Let us now look at some of the interesting facts about prime numbers that may come in handy.

- 2 is the only even prime number. This is because all the other even numbers will be divisible by 2 also apart from 1 and the number itself.
- 2 and 3 are the only consecutive prime numbers. No such pair exists later.
- The number 5 is the only prime number that ends with 5. After this, any number ending with 5 will not be a prime number as it will be divisible by 5 also.
- After 2 and 3, every prime number is either of form
**6n+1**or**6n-1.**

So, now that we have enough knowledge of prime numbers, let us now move to the prime number program in Java.

## Prime Number Program in Java

So, the problem statement is very simple. We are given a number and we have to determine whether this number is a prime number or not. For instance, if we are given 7, we will print “YES” else if we are given 10, we will print “NO”.

So, let us understand the process in detail.

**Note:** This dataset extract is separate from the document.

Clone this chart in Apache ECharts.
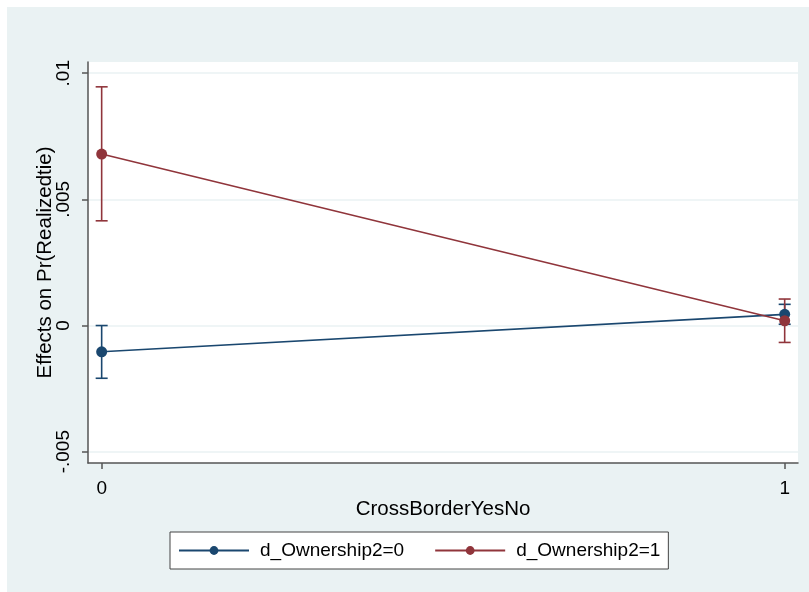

### Method 1: Complete Factorization Prime Number Program in Java

So, we know that the prime numbers are the numbers that are only divisible by 1 and the number itself. Also, we know that every number is divisible by 1 and itself. So, don’t have to check that.

So, this is the **negation method.** This means that instead of checking or proving that the number is prime, we will; try to prove that the number is non-prime (composite or 1). If we fail to prove the number non-prime, it will automatically be a prime number.

So, we can follow the following algorithm

### Algorithm to Check Prime Number in Java

- Check if the input number (N) is 1. If it is 1, it is neither prime nor composite. Still, it is not prime so we will print “NO”
- Else, iterate from 2 to N-1 and check if any number is able to divide the number N completely i.e. if any number from 2 to N-1 is a factor of N. If we find even one number that is a factor of N, N will not be a prime number as we would have a number apart from 1 and N that divides N completely. So, in this case, also, print “NO”
- Finally, if we have iterated from 2 to N-1 and have not found any factor of N, this means that N is only divisible by 1 and N itself. So, it is a prime number. Hence, print “YES”

Now that we have understood this procedure, let us write the code for the same.

### Program for Complete Prime Factorization for finding Prime Number in Java

import java.util.*; public class Main { public static void main(String[] args) { Scanner scn = new Scanner(System.in); int n = scn.nextInt(); if(n == 1) { System.out.println("NO"); return; } for(int i=2;i<n;i++) { if(n % i == 0) { System.out.println("NO"); return; } } System.out.println("YES"); } }

**Time Complexity of prime number in java:** The time complexity of this method is O(N) as we are traversing almost N numbers in case the number is prime.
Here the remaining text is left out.